▼

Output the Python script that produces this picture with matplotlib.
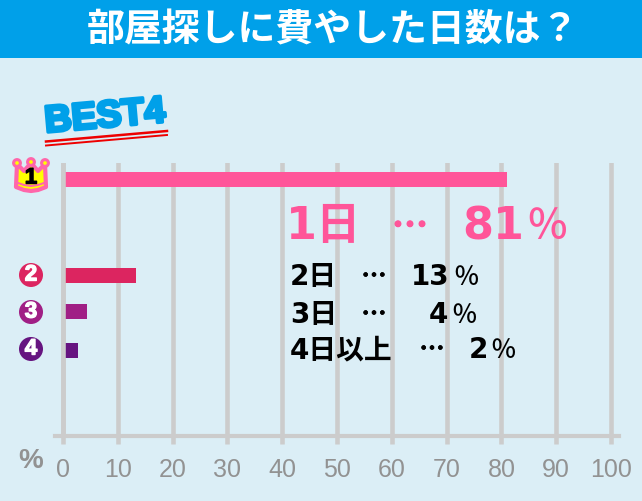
import matplotlib
matplotlib.use('Agg')
import matplotlib.pyplot as plt
import matplotlib.patheffects as pe
from matplotlib.patches import Circle, Polygon, Rectangle

# values
labels = ['1日', '2日', '3日', '4日以上']
pct_text = ['81', '13', '4', '2']
bar_values = [81, 13.3, 4.3, 2.7]
bar_colors = ['#ff5599', '#dc2560', '#a01f85', '#661480']
x_ticks = [0, 10, 20, 30, 40, 50, 60, 70, 80, 90, 100]

W, H = 642, 501
BG = '#dbeef6'
BLUE = '#00a0e9'
GRID = '#cccccc'
TICK_TXT = '#929292'

plt.rcParams['font.family'] = ['Noto Sans CJK JP', 'DejaVu Sans']
LATIN = ['Liberation Sans', 'DejaVu Sans']
MIXED = ['DejaVu Sans', 'Noto Sans CJK JP']

fig = plt.figure(figsize=(W / 100, H / 100), dpi=100, facecolor=BG)

# overlay in pixel coordinates, for the banner and decorations
deco = fig.add_axes([0, 0, 1, 1], zorder=3)
deco.set_xlim(0, W)
deco.set_ylim(H, 0)
deco.axis('off')

# main plot: 0 at x=63px, 5.48px per percent
left, right, top, bottom = 55, 619, 163, 436
ax = fig.add_axes([left / W, 1 - bottom / H, (right - left) / W, (bottom - top) / H], zorder=2)
ax.patch.set_alpha(0)
ax.set_xlim((left - 63) / 5.48, (right - 63) / 5.48)
ax.set_ylim(bottom, top)

bar_y = [179, 275.5, 311.5, 350]
bar_h = [15, 15, 15, 15]
ax.barh(bar_y, bar_values, height=bar_h, color=bar_colors, zorder=3)
ax.axvline(0, color=GRID, lw=3.3, zorder=4)

ax.set_xticks(x_ticks)
ax.set_yticks([])
ax.grid(axis='x', color=GRID, lw=3.3, zorder=1)
ax.set_axisbelow(True)
for s in ['top', 'left', 'right']:
    ax.spines[s].set_visible(False)
ax.spines['bottom'].set_color(GRID)
ax.spines['bottom'].set_linewidth(3)
ax.tick_params(axis='x', length=6, width=3.3, color=GRID, pad=10, labelcolor=TICK_TXT)
for t in ax.get_xticklabels():
    t.set_fontfamily(LATIN)
    t.set_fontsize(18)

deco.text(31, 461, '%', color=TICK_TXT, fontsize=20, fontweight='bold', ha='center', va='center',
          family=LATIN)

# banner
deco.add_patch(Rectangle((0, 0), W, 58, color=BLUE, lw=0))
deco.text(333, 30, '部屋探しに費やした日数は？', color='white', fontsize=27.3,
          fontweight='bold', ha='center', va='center')

# BEST4
deco.plot([46, 167], [141.5, 131], color='#ee0000', lw=1.8)
deco.plot([46, 167], [145.5, 135], color='#ee0000', lw=1.4)
deco.text(105, 117, 'BEST4', color=BLUE, fontsize=27, fontweight='bold', rotation=5,
          ha='center', va='center', family=LATIN, zorder=5,
          path_effects=[pe.withStroke(linewidth=2.5, foreground=BLUE)])

# crown for rank 1
crown = [(17, 164), (24, 171), (31, 163), (38, 171), (45, 164), (46, 187),
         (38, 190), (31, 191), (24, 190), (16, 187)]
deco.add_patch(Polygon(crown, closed=True, fc='#ffff00', ec='#ff66aa', lw=3, joinstyle='round'))
for cx, cy in [(17, 163), (31, 162), (45, 163)]:
    deco.add_patch(Circle((cx, cy), 3.4, fc='#ffff00', ec='#ff66aa', lw=2.2))
deco.plot([18, 24, 31, 38, 44], [183, 185, 186, 185, 183], color='#ff66aa', lw=1.5)
deco.text(31, 178, '1', color='black', fontsize=16, fontweight='bold', ha='center', va='center',
          family=LATIN, path_effects=[pe.withStroke(linewidth=1, foreground='black')])

# rank badges
for rank, y, c in zip(['2', '3', '4'], [275, 312, 349], bar_colors[1:]):
    deco.add_patch(Circle((31, y), 12, fc=c, ec='none'))
    deco.text(31, y, rank, color='white', fontsize=16, fontweight='bold', ha='center', va='center',
              family=LATIN, path_effects=[pe.withStroke(linewidth=1, foreground='white')])

# value captions
PINK = bar_colors[0]
dot_fx = [pe.withStroke(linewidth=0.8, foreground=PINK)]
deco.text(286, 239, labels[0], color=PINK, fontsize=32, fontweight='bold', ha='left', va='baseline',
          family=MIXED)
deco.text(410, 227, '…', color=PINK, fontsize=26, fontweight='bold', ha='center', va='center',
          path_effects=dot_fx)
deco.text(462, 239, pct_text[0], color=PINK, fontsize=32, fontweight='bold', ha='left', va='baseline',
          family=MIXED)
deco.text(526, 239, '％', color=PINK, fontsize=30, ha='left', va='baseline', fontweight='medium')

cap_y = [285, 323, 358]
dot_x = [374, 374, 432]
num_x = [411, 429, 469]
sign_x = [453, 451, 490]
for i in range(1, 4):
    y = cap_y[i - 1]
    deco.text(290, y, labels[i], color='black', fontsize=20, fontweight='bold', ha='left', va='baseline',
              family=MIXED)
    deco.text(dot_x[i - 1], y - 8, '…', color='black', fontsize=18, fontweight='bold', ha='center', va='center',
              path_effects=[pe.withStroke(linewidth=0.5, foreground='black')])
    deco.text(num_x[i - 1], y, pct_text[i], color='black', fontsize=20, fontweight='bold', ha='left', va='baseline',
              family=MIXED)
    deco.text(sign_x[i - 1], y, '％', color='black', fontsize=18.5, ha='left', va='baseline', fontweight='medium')

fig.savefig('out.png', dpi=100, facecolor=BG)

▲

Objective: Reproduce the data verbatim. Do not carry any picture into the copy.

Finished exercise:
Output the Python script that produces this picture with matplotlib.
import matplotlib
matplotlib.use('Agg')
import matplotlib.pyplot as plt
import matplotlib.patheffects as pe
from matplotlib.patches import Circle, Polygon, Rectangle

# values
labels = ['1日', '2日', '3日', '4日以上']
pct_text = ['81', '13', '4', '2']
bar_values = [81, 13.3, 4.3, 2.7]
bar_colors = ['#ff5599', '#dc2560', '#a01f85', '#661480']
x_ticks = [0, 10, 20, 30, 40, 50, 60, 70, 80, 90, 100]

W, H = 642, 501
BG = '#dbeef6'
BLUE = '#00a0e9'
GRID = '#cccccc'
TICK_TXT = '#929292'

plt.rcParams['font.family'] = ['Noto Sans CJK JP', 'DejaVu Sans']
LATIN = ['Liberation Sans', 'DejaVu Sans']
MIXED = ['DejaVu Sans', 'Noto Sans CJK JP']

fig = plt.figure(figsize=(W / 100, H / 100), dpi=100, facecolor=BG)

# overlay in pixel coordinates, for the banner and decorations
deco = fig.add_axes([0, 0, 1, 1], zorder=3)
deco.set_xlim(0, W)
deco.set_ylim(H, 0)
deco.axis('off')

# main plot: 0 at x=63px, 5.48px per percent
left, right, top, bottom = 55, 619, 163, 436
ax = fig.add_axes([left / W, 1 - bottom / H, (right - left) / W, (bottom - top) / H], zorder=2)
ax.patch.set_alpha(0)
ax.set_xlim((left - 63) / 5.48, (right - 63) / 5.48)
ax.set_ylim(bottom, top)

bar_y = [179, 275.5, 311.5, 350]
bar_h = [15, 15, 15, 15]
ax.barh(bar_y, bar_values, height=bar_h, color=bar_colors, zorder=3)
ax.axvline(0, color=GRID, lw=3.3, zorder=4)

ax.set_xticks(x_ticks)
ax.set_yticks([])
ax.grid(axis='x', color=GRID, lw=3.3, zorder=1)
ax.set_axisbelow(True)
for s in ['top', 'left', 'right']:
    ax.spines[s].set_visible(False)
ax.spines['bottom'].set_color(GRID)
ax.spines['bottom'].set_linewidth(3)
ax.tick_params(axis='x', length=6, width=3.3, color=GRID, pad=10, labelcolor=TICK_TXT)
for t in ax.get_xticklabels():
    t.set_fontfamily(LATIN)
    t.set_fontsize(18)

deco.text(31, 461, '%', color=TICK_TXT, fontsize=20, fontweight='bold', ha='center', va='center',
          family=LATIN)

# banner
deco.add_patch(Rectangle((0, 0), W, 58, color=BLUE, lw=0))
deco.text(333, 30, '部屋探しに費やした日数は？', color='white', fontsize=27.3,
          fontweight='bold', ha='center', va='center')

# BEST4
deco.plot([46, 167], [141.5, 131], color='#ee0000', lw=1.8)
deco.plot([46, 167], [145.5, 135], color='#ee0000', lw=1.4)
deco.text(105, 117, 'BEST4', color=BLUE, fontsize=27, fontweight='bold', rotation=5,
          ha='center', va='center', family=LATIN, zorder=5,
          path_effects=[pe.withStroke(linewidth=2.5, foreground=BLUE)])

# crown for rank 1
crown = [(17, 164), (24, 171), (31, 163), (38, 171), (45, 164), (46, 187),
         (38, 190), (31, 191), (24, 190), (16, 187)]
deco.add_patch(Polygon(crown, closed=True, fc='#ffff00', ec='#ff66aa', lw=3, joinstyle='round'))
for cx, cy in [(17, 163), (31, 162), (45, 163)]:
    deco.add_patch(Circle((cx, cy), 3.4, fc='#ffff00', ec='#ff66aa', lw=2.2))
deco.plot([18, 24, 31, 38, 44], [183, 185, 186, 185, 183], color='#ff66aa', lw=1.5)
deco.text(31, 178, '1', color='black', fontsize=16, fontweight='bold', ha='center', va='center',
          family=LATIN, path_effects=[pe.withStroke(linewidth=1, foreground='black')])

# rank badges
for rank, y, c in zip(['2', '3', '4'], [275, 312, 349], bar_colors[1:]):
    deco.add_patch(Circle((31, y), 12, fc=c, ec='none'))
    deco.text(31, y, rank, color='white', fontsize=16, fontweight='bold', ha='center', va='center',
              family=LATIN, path_effects=[pe.withStroke(linewidth=1, foreground='white')])

# value captions
PINK = bar_colors[0]
dot_fx = [pe.withStroke(linewidth=0.8, foreground=PINK)]
deco.text(286, 239, labels[0], color=PINK, fontsize=32, fontweight='bold', ha='left', va='baseline',
          family=MIXED)
deco.text(410, 227, '…', color=PINK, fontsize=26, fontweight='bold', ha='center', va='center',
          path_effects=dot_fx)
deco.text(462, 239, pct_text[0], color=PINK, fontsize=32, fontweight='bold', ha='left', va='baseline',
          family=MIXED)
deco.text(526, 239, '％', color=PINK, fontsize=30, ha='left', va='baseline', fontweight='medium')

cap_y = [285, 323, 358]
dot_x = [374, 374, 432]
num_x = [411, 429, 469]
sign_x = [453, 451, 490]
for i in range(1, 4):
    y = cap_y[i - 1]
    deco.text(290, y, labels[i], color='black', fontsize=20, fontweight='bold', ha='left', va='baseline',
              family=MIXED)
    deco.text(dot_x[i - 1], y - 8, '…', color='black', fontsize=18, fontweight='bold', ha='center', va='center',
              path_effects=[pe.withStroke(linewidth=0.5, foreground='black')])
    deco.text(num_x[i - 1], y, pct_text[i], color='black', fontsize=20, fontweight='bold', ha='left', va='baseline',
              family=MIXED)
    deco.text(sign_x[i - 1], y, '％', color='black', fontsize=18.5, ha='left', va='baseline', fontweight='medium')

fig.savefig('out.png', dpi=100, facecolor=BG)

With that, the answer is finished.